━━━ INFORMATION PROVIDED

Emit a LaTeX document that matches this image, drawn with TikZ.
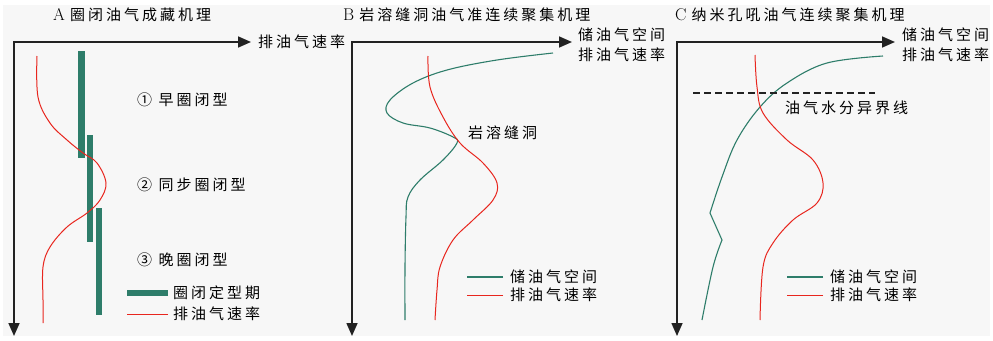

━━━━━━
━━━ INFORMATION PROVIDED

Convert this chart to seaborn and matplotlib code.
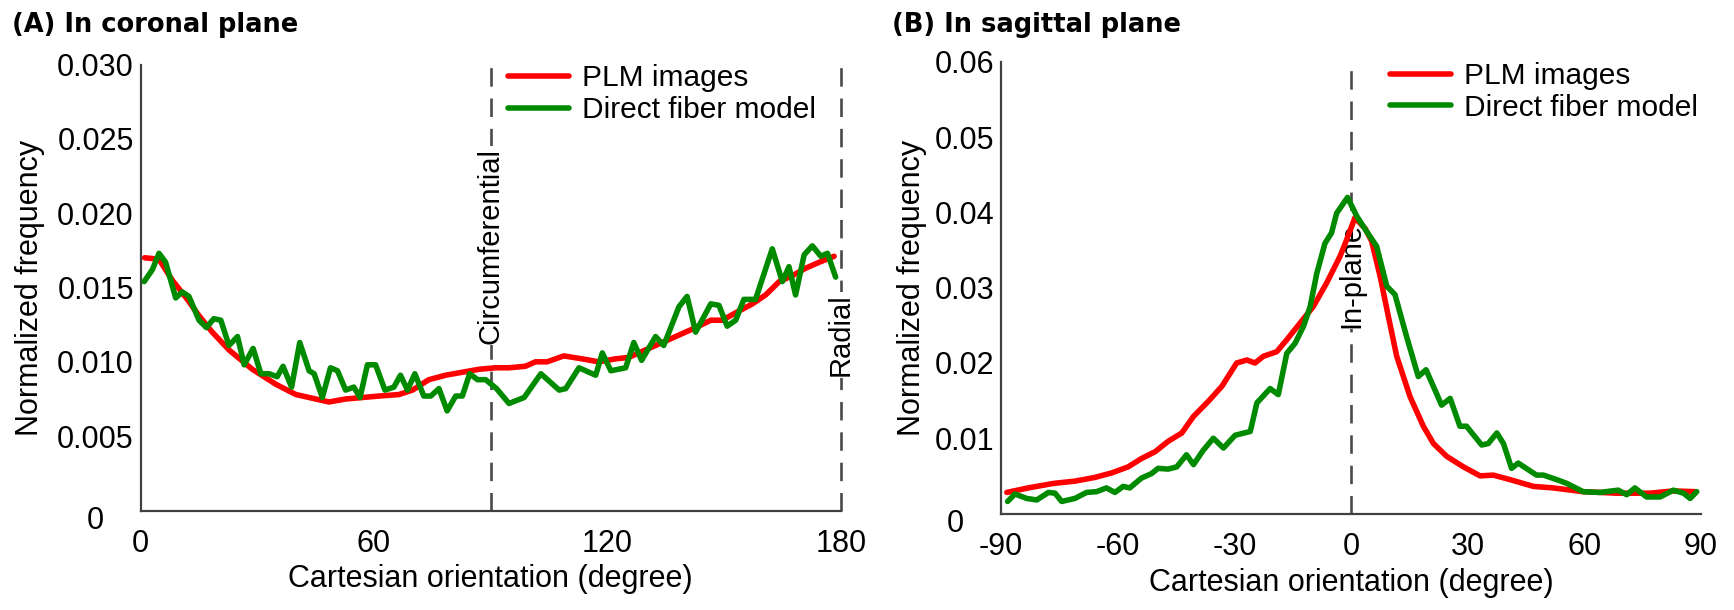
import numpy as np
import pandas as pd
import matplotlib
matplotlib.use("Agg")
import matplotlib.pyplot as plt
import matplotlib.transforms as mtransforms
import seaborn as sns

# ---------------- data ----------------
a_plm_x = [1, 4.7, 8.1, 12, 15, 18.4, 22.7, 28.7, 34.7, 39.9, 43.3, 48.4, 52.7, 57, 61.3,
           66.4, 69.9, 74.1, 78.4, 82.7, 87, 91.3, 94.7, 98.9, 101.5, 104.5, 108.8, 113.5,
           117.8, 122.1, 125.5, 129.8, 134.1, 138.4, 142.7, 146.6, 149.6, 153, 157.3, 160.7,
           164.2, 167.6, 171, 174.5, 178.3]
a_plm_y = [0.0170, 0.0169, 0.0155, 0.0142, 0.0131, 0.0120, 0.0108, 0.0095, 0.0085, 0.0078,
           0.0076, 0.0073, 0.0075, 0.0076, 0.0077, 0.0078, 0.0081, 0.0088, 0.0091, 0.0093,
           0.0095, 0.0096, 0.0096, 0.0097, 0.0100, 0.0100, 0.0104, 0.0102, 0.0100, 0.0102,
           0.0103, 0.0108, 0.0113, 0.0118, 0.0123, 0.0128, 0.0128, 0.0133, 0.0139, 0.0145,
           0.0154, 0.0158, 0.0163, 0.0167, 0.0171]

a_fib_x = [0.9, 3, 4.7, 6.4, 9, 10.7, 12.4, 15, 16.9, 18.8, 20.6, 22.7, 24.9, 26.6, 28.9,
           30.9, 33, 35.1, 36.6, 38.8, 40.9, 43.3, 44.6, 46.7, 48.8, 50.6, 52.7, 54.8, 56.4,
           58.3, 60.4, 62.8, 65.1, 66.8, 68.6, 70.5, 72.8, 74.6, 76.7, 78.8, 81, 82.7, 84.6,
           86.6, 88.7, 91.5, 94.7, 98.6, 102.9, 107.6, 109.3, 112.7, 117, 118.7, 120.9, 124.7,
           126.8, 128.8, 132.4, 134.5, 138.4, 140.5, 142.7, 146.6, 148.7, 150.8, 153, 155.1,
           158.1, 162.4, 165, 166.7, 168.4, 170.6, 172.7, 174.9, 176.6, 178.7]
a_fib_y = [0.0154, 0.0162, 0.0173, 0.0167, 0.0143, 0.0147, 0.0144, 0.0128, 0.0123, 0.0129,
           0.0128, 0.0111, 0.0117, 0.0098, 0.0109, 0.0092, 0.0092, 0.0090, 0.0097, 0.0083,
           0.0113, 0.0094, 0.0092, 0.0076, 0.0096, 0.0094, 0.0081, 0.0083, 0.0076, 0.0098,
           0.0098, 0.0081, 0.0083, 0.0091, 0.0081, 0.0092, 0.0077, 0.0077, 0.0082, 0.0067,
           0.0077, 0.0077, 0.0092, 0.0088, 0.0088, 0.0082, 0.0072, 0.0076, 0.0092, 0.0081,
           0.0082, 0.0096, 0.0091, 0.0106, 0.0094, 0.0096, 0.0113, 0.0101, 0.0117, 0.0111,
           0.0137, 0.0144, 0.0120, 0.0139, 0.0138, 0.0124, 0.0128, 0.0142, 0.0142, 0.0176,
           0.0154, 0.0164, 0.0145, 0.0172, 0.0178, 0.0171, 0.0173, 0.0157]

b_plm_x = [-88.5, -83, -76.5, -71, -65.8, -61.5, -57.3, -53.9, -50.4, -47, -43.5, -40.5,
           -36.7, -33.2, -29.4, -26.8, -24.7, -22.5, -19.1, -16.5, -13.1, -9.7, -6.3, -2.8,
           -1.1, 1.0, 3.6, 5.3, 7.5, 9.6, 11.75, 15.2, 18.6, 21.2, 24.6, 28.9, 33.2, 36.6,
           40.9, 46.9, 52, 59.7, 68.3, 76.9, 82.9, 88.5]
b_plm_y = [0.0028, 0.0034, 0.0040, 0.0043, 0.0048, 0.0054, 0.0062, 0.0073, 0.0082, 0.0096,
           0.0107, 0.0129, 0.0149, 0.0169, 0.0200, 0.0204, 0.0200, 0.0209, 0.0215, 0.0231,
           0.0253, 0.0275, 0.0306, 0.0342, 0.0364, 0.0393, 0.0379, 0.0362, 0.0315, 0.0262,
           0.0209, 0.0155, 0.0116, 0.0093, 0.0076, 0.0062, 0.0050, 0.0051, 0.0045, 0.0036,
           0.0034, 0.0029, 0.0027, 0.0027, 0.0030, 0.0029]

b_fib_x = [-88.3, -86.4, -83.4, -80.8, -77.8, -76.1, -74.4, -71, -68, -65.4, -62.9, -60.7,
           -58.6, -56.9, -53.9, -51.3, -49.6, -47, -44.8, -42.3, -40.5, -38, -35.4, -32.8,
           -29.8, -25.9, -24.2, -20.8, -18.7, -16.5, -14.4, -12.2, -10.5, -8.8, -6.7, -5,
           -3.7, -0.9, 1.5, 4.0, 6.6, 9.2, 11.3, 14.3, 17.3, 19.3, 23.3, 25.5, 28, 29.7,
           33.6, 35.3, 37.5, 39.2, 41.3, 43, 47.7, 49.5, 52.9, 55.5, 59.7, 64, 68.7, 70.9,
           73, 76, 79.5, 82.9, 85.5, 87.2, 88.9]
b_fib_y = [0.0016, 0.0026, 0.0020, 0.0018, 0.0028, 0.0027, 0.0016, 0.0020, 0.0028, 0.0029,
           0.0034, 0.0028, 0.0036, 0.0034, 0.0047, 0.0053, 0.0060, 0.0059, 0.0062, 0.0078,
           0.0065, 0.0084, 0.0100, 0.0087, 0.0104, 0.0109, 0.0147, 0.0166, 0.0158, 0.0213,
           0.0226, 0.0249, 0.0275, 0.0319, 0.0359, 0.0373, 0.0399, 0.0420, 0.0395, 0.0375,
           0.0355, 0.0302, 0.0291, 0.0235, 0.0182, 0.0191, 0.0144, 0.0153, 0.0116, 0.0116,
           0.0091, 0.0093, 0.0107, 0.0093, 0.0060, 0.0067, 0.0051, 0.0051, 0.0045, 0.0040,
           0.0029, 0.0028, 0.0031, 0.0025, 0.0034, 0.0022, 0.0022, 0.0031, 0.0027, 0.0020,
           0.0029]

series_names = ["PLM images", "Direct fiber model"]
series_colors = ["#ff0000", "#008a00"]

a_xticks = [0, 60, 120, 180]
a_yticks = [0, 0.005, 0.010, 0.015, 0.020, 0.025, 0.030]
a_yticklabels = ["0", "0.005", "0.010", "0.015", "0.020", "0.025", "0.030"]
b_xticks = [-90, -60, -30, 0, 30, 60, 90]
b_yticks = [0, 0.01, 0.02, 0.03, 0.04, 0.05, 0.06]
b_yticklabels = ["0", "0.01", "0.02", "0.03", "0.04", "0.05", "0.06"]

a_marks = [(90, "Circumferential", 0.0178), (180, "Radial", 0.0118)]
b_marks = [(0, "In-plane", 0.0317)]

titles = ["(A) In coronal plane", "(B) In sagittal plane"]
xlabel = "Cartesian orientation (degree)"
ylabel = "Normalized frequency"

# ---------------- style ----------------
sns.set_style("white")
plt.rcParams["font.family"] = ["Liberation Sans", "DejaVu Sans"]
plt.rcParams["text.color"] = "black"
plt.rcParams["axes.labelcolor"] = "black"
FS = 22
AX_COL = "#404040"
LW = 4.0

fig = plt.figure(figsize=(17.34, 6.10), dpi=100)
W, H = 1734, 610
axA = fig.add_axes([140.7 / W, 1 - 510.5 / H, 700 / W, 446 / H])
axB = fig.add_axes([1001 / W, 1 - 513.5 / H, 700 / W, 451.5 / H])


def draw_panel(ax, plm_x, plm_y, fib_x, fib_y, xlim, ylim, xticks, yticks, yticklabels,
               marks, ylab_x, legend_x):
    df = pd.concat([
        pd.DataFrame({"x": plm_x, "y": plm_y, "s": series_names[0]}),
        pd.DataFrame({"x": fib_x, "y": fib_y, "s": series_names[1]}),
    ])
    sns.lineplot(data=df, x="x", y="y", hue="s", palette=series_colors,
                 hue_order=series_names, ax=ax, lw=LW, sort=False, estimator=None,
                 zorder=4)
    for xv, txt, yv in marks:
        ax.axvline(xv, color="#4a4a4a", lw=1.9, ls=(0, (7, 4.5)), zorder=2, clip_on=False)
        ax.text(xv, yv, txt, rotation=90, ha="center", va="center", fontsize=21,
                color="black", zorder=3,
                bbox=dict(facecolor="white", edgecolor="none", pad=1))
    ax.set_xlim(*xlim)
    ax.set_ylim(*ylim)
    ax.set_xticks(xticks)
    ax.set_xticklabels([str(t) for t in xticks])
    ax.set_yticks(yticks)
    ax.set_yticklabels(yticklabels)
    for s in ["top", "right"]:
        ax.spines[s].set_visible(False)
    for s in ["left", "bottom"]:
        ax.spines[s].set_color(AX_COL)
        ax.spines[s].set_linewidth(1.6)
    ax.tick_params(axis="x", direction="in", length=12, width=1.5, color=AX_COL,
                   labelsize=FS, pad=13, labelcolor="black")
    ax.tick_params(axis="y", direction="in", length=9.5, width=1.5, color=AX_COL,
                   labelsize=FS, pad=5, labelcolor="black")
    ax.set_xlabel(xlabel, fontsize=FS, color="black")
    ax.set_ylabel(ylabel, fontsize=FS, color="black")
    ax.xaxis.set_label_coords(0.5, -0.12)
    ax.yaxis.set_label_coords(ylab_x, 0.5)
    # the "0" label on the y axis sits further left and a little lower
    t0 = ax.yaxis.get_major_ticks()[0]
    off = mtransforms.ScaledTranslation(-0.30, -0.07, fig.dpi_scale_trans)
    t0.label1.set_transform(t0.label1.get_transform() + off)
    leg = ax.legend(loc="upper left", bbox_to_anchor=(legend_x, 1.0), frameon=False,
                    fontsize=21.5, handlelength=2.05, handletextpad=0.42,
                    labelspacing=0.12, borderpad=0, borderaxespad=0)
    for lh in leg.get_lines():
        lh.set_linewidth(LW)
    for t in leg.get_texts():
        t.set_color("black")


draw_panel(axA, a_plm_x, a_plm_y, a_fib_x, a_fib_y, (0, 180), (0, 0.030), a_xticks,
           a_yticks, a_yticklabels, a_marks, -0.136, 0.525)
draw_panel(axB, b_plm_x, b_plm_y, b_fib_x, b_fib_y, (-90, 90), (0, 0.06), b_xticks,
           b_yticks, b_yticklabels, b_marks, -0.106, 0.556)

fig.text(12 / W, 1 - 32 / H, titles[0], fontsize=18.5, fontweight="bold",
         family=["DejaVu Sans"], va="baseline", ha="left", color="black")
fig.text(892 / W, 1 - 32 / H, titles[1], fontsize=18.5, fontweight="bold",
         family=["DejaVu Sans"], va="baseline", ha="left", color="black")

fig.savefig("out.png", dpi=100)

━━━━━━
━━━ INFORMATION PROVIDED

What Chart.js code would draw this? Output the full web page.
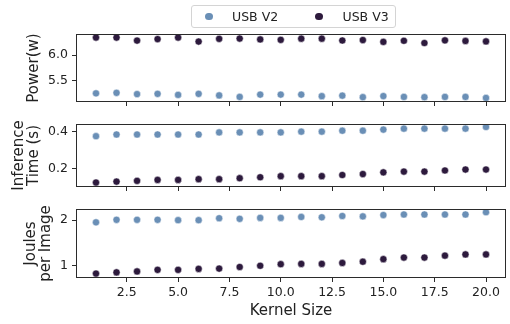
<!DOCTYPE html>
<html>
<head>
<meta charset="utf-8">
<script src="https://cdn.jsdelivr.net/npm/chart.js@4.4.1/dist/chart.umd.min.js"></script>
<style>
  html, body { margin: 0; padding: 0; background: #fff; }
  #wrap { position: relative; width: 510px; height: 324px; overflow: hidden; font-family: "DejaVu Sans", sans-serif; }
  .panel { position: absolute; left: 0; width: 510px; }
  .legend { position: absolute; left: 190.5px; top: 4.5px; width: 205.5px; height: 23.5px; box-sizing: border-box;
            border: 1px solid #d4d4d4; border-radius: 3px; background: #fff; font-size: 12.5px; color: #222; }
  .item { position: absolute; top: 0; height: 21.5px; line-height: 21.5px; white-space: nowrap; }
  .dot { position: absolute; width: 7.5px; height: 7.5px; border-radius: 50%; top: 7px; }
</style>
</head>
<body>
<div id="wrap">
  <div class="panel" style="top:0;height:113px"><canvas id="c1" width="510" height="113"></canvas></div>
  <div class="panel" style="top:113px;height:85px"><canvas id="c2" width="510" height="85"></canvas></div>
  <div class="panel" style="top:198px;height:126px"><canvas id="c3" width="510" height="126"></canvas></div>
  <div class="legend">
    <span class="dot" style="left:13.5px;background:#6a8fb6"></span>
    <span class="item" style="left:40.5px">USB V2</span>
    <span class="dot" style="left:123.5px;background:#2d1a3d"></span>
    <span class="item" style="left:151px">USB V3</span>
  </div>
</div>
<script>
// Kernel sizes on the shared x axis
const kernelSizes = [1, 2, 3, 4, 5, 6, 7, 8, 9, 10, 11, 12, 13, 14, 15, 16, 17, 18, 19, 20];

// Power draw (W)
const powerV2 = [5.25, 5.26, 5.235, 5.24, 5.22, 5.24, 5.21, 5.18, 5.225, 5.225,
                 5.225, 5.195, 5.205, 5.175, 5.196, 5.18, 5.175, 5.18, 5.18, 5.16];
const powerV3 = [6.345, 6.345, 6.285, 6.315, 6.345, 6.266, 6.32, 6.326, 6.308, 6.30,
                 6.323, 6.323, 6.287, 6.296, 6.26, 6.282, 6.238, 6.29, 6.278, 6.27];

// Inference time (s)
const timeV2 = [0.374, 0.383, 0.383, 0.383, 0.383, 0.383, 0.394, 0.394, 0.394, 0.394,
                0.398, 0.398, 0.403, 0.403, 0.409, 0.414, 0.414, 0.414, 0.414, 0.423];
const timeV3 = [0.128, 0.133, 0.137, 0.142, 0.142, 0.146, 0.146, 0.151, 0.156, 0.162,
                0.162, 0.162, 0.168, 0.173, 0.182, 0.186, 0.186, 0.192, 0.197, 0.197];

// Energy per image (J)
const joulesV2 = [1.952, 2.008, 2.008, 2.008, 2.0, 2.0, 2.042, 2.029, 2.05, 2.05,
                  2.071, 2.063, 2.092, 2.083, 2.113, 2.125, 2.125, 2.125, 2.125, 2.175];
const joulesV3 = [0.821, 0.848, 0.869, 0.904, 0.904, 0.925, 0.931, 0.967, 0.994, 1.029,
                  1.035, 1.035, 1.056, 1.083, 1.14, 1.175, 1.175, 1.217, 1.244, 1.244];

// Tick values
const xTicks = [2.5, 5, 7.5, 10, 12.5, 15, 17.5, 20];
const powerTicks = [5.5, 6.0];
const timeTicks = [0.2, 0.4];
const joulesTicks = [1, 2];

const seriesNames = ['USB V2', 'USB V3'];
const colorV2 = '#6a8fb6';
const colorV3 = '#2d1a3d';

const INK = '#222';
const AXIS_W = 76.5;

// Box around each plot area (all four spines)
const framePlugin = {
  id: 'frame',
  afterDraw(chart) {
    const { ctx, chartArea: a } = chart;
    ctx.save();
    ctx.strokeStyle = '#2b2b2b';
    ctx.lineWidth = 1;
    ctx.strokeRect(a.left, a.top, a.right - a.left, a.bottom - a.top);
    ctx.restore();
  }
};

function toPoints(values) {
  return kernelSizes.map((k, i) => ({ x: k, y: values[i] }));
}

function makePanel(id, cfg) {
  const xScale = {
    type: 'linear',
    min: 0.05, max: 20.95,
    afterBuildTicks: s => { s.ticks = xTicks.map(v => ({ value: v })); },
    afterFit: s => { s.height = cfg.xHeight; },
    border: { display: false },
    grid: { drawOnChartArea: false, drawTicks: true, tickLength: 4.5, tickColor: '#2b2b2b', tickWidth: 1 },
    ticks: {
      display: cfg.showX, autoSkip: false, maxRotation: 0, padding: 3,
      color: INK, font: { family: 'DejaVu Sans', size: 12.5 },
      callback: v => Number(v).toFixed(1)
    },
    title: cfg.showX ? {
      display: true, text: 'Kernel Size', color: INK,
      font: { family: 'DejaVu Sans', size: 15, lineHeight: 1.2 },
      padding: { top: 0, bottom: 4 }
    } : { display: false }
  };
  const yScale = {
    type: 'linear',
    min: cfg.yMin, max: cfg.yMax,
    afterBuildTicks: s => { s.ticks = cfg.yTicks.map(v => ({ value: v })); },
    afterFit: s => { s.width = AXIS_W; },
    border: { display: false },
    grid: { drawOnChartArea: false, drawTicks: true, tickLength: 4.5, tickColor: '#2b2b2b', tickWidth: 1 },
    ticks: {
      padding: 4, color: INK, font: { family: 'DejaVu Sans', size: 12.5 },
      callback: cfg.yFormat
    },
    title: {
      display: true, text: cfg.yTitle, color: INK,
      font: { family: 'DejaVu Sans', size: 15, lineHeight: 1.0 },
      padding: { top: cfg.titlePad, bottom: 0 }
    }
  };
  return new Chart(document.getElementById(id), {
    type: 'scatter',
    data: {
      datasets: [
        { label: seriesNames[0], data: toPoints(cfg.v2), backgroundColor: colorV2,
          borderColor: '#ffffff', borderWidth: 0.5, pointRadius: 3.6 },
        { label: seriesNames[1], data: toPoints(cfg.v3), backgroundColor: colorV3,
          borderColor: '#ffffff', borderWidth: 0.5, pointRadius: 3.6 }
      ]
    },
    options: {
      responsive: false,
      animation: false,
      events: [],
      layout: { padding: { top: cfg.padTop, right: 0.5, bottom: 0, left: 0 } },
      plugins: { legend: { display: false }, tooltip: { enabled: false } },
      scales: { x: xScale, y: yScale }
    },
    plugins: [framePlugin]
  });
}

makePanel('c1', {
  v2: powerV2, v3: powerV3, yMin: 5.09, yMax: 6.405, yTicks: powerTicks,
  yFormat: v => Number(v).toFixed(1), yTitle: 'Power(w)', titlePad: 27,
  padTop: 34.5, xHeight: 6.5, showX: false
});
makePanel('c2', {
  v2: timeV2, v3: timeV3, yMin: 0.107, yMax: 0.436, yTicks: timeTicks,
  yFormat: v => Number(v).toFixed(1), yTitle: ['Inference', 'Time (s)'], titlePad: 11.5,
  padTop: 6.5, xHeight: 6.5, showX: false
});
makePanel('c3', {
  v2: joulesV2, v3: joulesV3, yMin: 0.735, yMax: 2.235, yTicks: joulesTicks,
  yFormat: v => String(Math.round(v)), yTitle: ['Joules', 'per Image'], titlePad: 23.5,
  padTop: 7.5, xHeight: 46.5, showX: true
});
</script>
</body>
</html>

━━━━━━

:: EXERCISE INSTRUCTIONS ::
Repeat, word for word, the lines of the material above from the one holding "Convert this chart" through the one holding "0.0154, 0.0158, 0.0163, 0.0167, 0.0171]". Leave out pictures.

:: EXERCISE SOLUTION ::
Convert this chart to seaborn and matplotlib code.
import numpy as np
import pandas as pd
import matplotlib
matplotlib.use("Agg")
import matplotlib.pyplot as plt
import matplotlib.transforms as mtransforms
import seaborn as sns

# ---------------- data ----------------
a_plm_x = [1, 4.7, 8.1, 12, 15, 18.4, 22.7, 28.7, 34.7, 39.9, 43.3, 48.4, 52.7, 57, 61.3,
           66.4, 69.9, 74.1, 78.4, 82.7, 87, 91.3, 94.7, 98.9, 101.5, 104.5, 108.8, 113.5,
           117.8, 122.1, 125.5, 129.8, 134.1, 138.4, 142.7, 146.6, 149.6, 153, 157.3, 160.7,
           164.2, 167.6, 171, 174.5, 178.3]
a_plm_y = [0.0170, 0.0169, 0.0155, 0.0142, 0.0131, 0.0120, 0.0108, 0.0095, 0.0085, 0.0078,
           0.0076, 0.0073, 0.0075, 0.0076, 0.0077, 0.0078, 0.0081, 0.0088, 0.0091, 0.0093,
           0.0095, 0.0096, 0.0096, 0.0097, 0.0100, 0.0100, 0.0104, 0.0102, 0.0100, 0.0102,
           0.0103, 0.0108, 0.0113, 0.0118, 0.0123, 0.0128, 0.0128, 0.0133, 0.0139, 0.0145,
           0.0154, 0.0158, 0.0163, 0.0167, 0.0171]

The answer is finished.